FANTASY[hhmc]

CRESCENT CITY #1: HOUSE OF EARTH AND BLOOD[hhmc]

By Sarah J. Maas

Bloomsbury/ Hardcover/ 816 pages/ $35.26/ Available at bit.ly/Earth_and_Blood/3 stars

It seems to be the season for best-selling young-adult fantasy writers to strip off the kid gloves and plunge into adult fiction.

Leigh Bardugo of the Grishaverse books did so last November with occult university tale Ninth House, while Divergent author Veronica Roth will follow suit next month with Chosen Ones.

Now, it is the turn of fan favourite Sarah J. Maas, of the multimillion-selling Throne Of Glass and A Court Of Thorns And Roses series.

She makes her adult debut with a new series, Crescent City, in which "adult" seems to be a byword for "heft" – at more than 800 pages, its opening volume is overstuffed.

House Of Earth And Blood ("x of y and z": a title formula that has yet to fail Maas) centres on Bryce Quinlan, a half-Fae, half-human gallery assistant in Lunathion, a city ruled by an archangel and populated by vampires, shifters, witches and other regulars on the fantasy species roster.

Bryce and her best friend Danika Fendyr, a werewolf law enforcer, plan to make the Drop together, a magic ritual that will grant them immortality.

But one night, when Bryce is high out of her mind at a club, Danika and her pack are brutally slaughtered by an unseen assailant.

Two years on, a scarred, subdued Bryce is pulled back into the fray when another body turns up and the authorities believe the killer to be the same as Danika's, even though the culprit is supposed to already be behind bars.

Tasked to investigate, she is partnered with Hunt Athalar, an infamous fallen angel who, as penance for rebelling against the powers-that-be, serves as the city governor's personal death-dealer.

Also in the mix are a missing horn of power, a dangerous drug and a nasty demon from the deepest pit of hell.

What is the difference between a young-adult fantasy novel and an adult one?

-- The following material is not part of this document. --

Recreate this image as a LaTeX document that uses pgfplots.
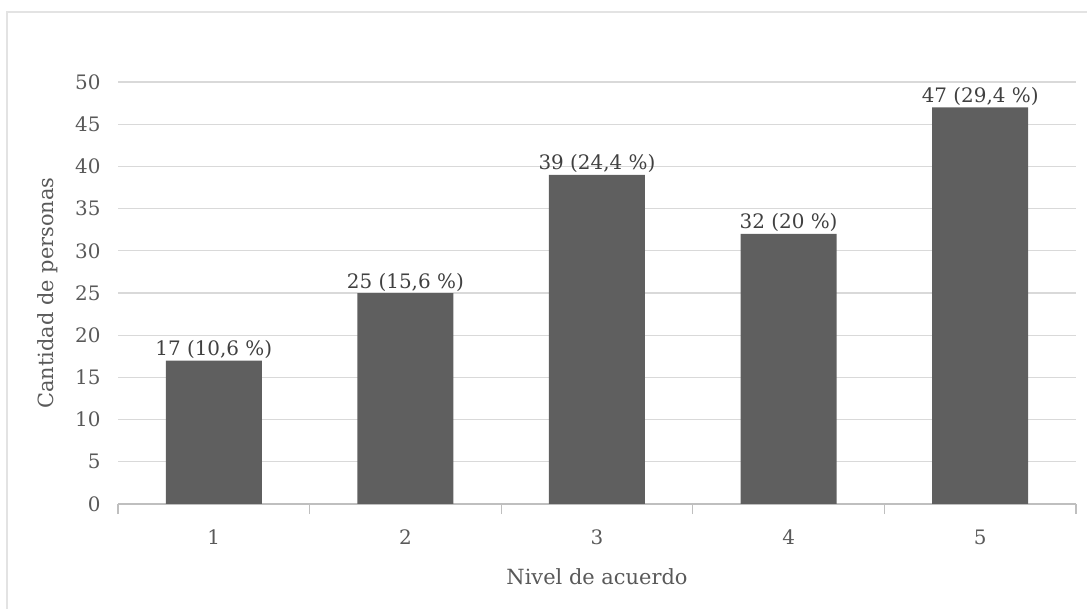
\documentclass[border=0pt]{standalone}
\usepackage{pgfplots}
\pgfplotsset{compat=1.18}
\usepackage{fontspec}
\setmainfont{DejaVu Serif}
\definecolor{barfill}{HTML}{5F5F5F}
\definecolor{gridc}{HTML}{D9D9D9}
\definecolor{axisc}{HTML}{BFBFBF}
\definecolor{tickc}{HTML}{595959}
\definecolor{labc}{HTML}{404040}
\definecolor{framec}{HTML}{E3E3E3}
\begin{document}
\begin{tikzpicture}
\useasboundingbox (0,0) rectangle (543.5bp,304.5bp);
% chart area outline (top and left edges)
\draw[framec, line width=0.9bp] (3.5bp,0) -- (3.5bp,298.5bp) -- (543.5bp,298.5bp);
\begin{axis}[
  at={(59bp,52.5bp)}, anchor=south west,
  scale only axis, width=479bp, height=211bp,
  xmin=0.5, xmax=5.5, ymin=0, ymax=50,
  ytick={0,5,...,50},
  xtick={1,2,3,4,5},
  minor xtick={0.5,1.5,...,5.5},
  major x tick style={draw=none},
  minor x tick style={draw=axisc, line width=0.6bp},
  minor tick length=5bp,
  tick align=outside,
  xtick pos=bottom,
  ytick pos=left,
  ytick style={draw=none},
  ymajorgrids, grid style={gridc, line width=0.6bp},
  axis x line*=bottom, axis y line*=left,
  x axis line style={axisc, line width=0.6bp, -},
  y axis line style={draw=none},
  tick label style={font=\fontsize{10}{12}\selectfont, text=tickc},
  /pgf/number format/assume math mode=true,
  yticklabel style={xshift=-1bp},
  xticklabel style={yshift=-5bp},
  label style={font=\fontsize{10.5}{12}\selectfont, text=tickc},
  xlabel={Nivel de acuerdo},
  ylabel={Cantidad de personas},
  xlabel style={at={(axis description cs:0.5,-0.173)}, anchor=center},
  ylabel style={at={(axis description cs:-0.073,0.5)}, anchor=center, rotate=0},
  ybar, bar width=48bp,
  point meta=explicit symbolic,
  nodes near coords,
  nodes near coords style={font=\fontsize{10}{12}\selectfont, text=labc, anchor=base, yshift=2.5bp, inner sep=0pt},
]
\addplot[fill=barfill, draw=none] coordinates {
  (1,17) [17 (10,6 \%)]
  (2,25) [25 (15,6 \%)]
  (3,39) [39 (24,4 \%)]
  (4,32) [32 (20 \%)]
  (5,47) [47 (29,4 \%)]
};
\end{axis}
\end{tikzpicture}
\end{document}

Not much for Maas, if Crescent City is anything to go by. Beyond some steamy scenes and profanity every other sentence, the writing still plays at maturity, rather than inhabiting it.

Much is made of Bryce's lowly half-breed status, but she also has a perfect figure, is irresistible to every male who lays eyes on her and is a crack shot to boot – and that is without getting into spoilers about how very, very special she is inside.

She and Hunt, the brooding bad boy with a literally tortured brow – the halo that enslaves him is inked on his forehead – liberally mix angst with tooth-rotting fluff.